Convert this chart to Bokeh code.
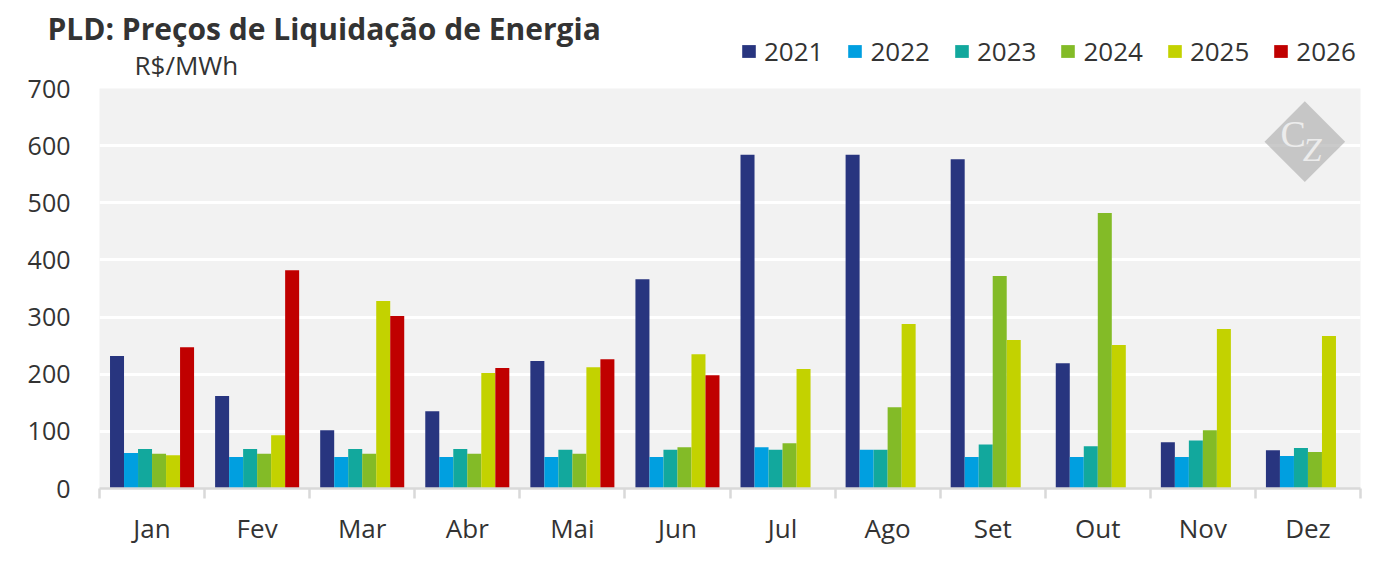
from bokeh.plotting import figure
from bokeh.layouts import column
from bokeh.models import (ColumnDataSource, FixedTicker, Label, Legend, LegendItem, Range1d)
from bokeh.transform import dodge
from bokeh.core.properties import value
from bokeh.embed import file_html
from bokeh.resources import INLINE
import math

# ---------------- data ----------------
months = ["Jan", "Fev", "Mar", "Abr", "Mai", "Jun", "Jul", "Ago", "Set", "Out", "Nov", "Dez"]
years = ["2021", "2022", "2023", "2024", "2025", "2026"]
pld_2021 = [232, 162, 102, 135, 223, 366, 584, 584, 576, 219, 81, 67]
pld_2022 = [62, 55, 55, 55, 55, 55, 72, 68, 55, 55, 55, 57]
pld_2023 = [69, 69, 69, 69, 68, 68, 68, 68, 77, 74, 84, 71]
pld_2024 = [61, 61, 61, 61, 61, 72, 79, 142, 372, 482, 102, 64]
pld_2025 = [58, 93, 328, 202, 212, 235, 209, 288, 260, 251, 279, 267]
pld_2026 = [247, 382, 302, 211, 226, 198, math.nan, math.nan, math.nan, math.nan, math.nan, math.nan]
y_ticks = [0, 100, 200, 300, 400, 500, 600, 700]

title_text = "PLD: Preços de Liquidação de Energia"
unit_text = "R$/MWh"

colors = ["#28357f", "#009fe0", "#12a89d", "#83bb27", "#c3d200", "#c00000"]
series = [pld_2021, pld_2022, pld_2023, pld_2024, pld_2025, pld_2026]

TXT = "#333333"
FONT = "Open Sans"
W = 1379
HEAD_H = 88
OVERLAP = 20

centers = [i + 0.5 for i in range(len(months))]
bounds = [i for i in range(len(months) + 1)]

data = {"x": centers}
for y, s in zip(years, series):
    data["y" + y] = s
src = ColumnDataSource(data)
bw = 0.1333

# ---------------- header (title, unit, legend) ----------------
h = figure(width=W, height=HEAD_H, output_backend="svg", toolbar_location=None,
           x_range=Range1d(0, W), y_range=Range1d(HEAD_H, 0),
           x_axis_type=None, y_axis_type=None,
           min_border_left=0, min_border_right=0, min_border_top=0, min_border_bottom=0)
h.frame_align = False
h.outline_line_color = None
h.grid.visible = False
h.background_fill_color = "white"
h.border_fill_color = "white"

h.add_layout(Label(x=47, y=28, text=title_text, text_font=FONT, text_font_size="30px",
                   text_font_style="bold", text_color=TXT, text_baseline="middle"))
h.add_layout(Label(x=134, y=64, text=unit_text, text_font=FONT, text_font_size="26px",
                   text_color=TXT, text_baseline="middle"))

items = []
for y, c in zip(years, colors):
    # legend swatches: same data, renderer hidden in the header
    r = h.vbar(x="x", top="y" + y, width=bw, source=src, fill_color=c, line_color=None,
               visible=False)
    items.append(LegendItem(label=y, renderers=[r]))
legend = Legend(items=items, orientation="horizontal", location=(740, 19),
                glyph_width=17, glyph_height=16, label_standoff=7, spacing=23,
                padding=0, margin=0, border_line_color=None, background_fill_alpha=0,
                label_text_font=FONT, label_text_font_size="26px", label_text_color=TXT,
                label_height=16)
h.add_layout(legend, "center")

# ---------------- main chart ----------------
p = figure(width=W, height=549 - HEAD_H + OVERLAP, output_backend="svg", toolbar_location=None,
           x_range=Range1d(0, len(months)), y_range=Range1d(0, 700),
           min_border_left=99, min_border_right=19, min_border_top=OVERLAP, min_border_bottom=61,
           margin=(-OVERLAP, 0, 0, 0))
p.frame_align = False
p.background_fill_color = "#f2f2f2"
p.border_fill_color = "white"
p.border_fill_alpha = 0
p.outline_line_color = None

for j, (y, c) in enumerate(zip(years, colors)):
    p.vbar(x=dodge("x", (j - 2.5) * bw, range=p.x_range), top="y" + y, width=bw,
           source=src, fill_color=c, line_color=None)

p.xgrid.visible = False
p.ygrid.grid_line_color = "white"
p.ygrid.grid_line_width = 3
p.ygrid.ticker = FixedTicker(ticks=y_ticks)

p.yaxis.ticker = FixedTicker(ticks=y_ticks)
p.yaxis.axis_line_color = None
p.yaxis.major_tick_line_color = None
p.yaxis.minor_tick_line_color = None
p.yaxis.major_tick_out = 0
p.yaxis.major_label_standoff = 29
p.yaxis.major_label_text_font = FONT
p.yaxis.major_label_text_font_size = "25px"
p.yaxis.major_label_text_color = TXT

p.xaxis.ticker = FixedTicker(ticks=centers, minor_ticks=bounds)
p.xaxis.major_label_overrides = {c: m for c, m in zip(centers, months)}
p.xaxis.axis_line_color = "#d9d9d9"
p.xaxis.axis_line_width = 2.5
p.xaxis.major_tick_line_color = None
p.xaxis.major_tick_out = 0
p.xaxis.major_tick_in = 0
p.xaxis.minor_tick_line_color = "#d9d9d9"
p.xaxis.minor_tick_line_width = 2.5
p.xaxis.minor_tick_out = 10
p.xaxis.minor_tick_in = 0
p.xaxis.major_label_standoff = 11
p.xaxis.major_label_text_font = FONT
p.xaxis.major_label_text_font_size = "26px"
p.xaxis.major_label_text_color = TXT

# watermark (decoration)
p.scatter(x=[11.47], y=[607], marker="square", angle=math.pi / 4, size=57,
          fill_color="#b4b4b4", fill_alpha=0.7, line_color=None)
p.text(x=[11.36], y=[620], text=["C"], text_font=value("Liberation Serif"),
       text_font_size="38px", text_color="#ececec", text_align="center", text_baseline="middle")
p.text(x=[11.54], y=[594], text=["Z"], text_font=value("Liberation Serif"),
       text_font_size="34px", text_font_style="italic", text_color="#ececec",
       text_align="center", text_baseline="middle")

layout = column(h, p, spacing=0)
open("out.html", "w").write(file_html(layout, INLINE))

▬▬▬▬▬▬▬▬▬▬

• GIVEN EXERCISE: Could the lines from the top of the material through the line with "import math" be repeated exactly, pictures left out?

• RESULT FOR THIS EXERCISE:
Convert this chart to Bokeh code.
from bokeh.plotting import figure
from bokeh.layouts import column
from bokeh.models import (ColumnDataSource, FixedTicker, Label, Legend, LegendItem, Range1d)
from bokeh.transform import dodge
from bokeh.core.properties import value
from bokeh.embed import file_html
from bokeh.resources import INLINE
import math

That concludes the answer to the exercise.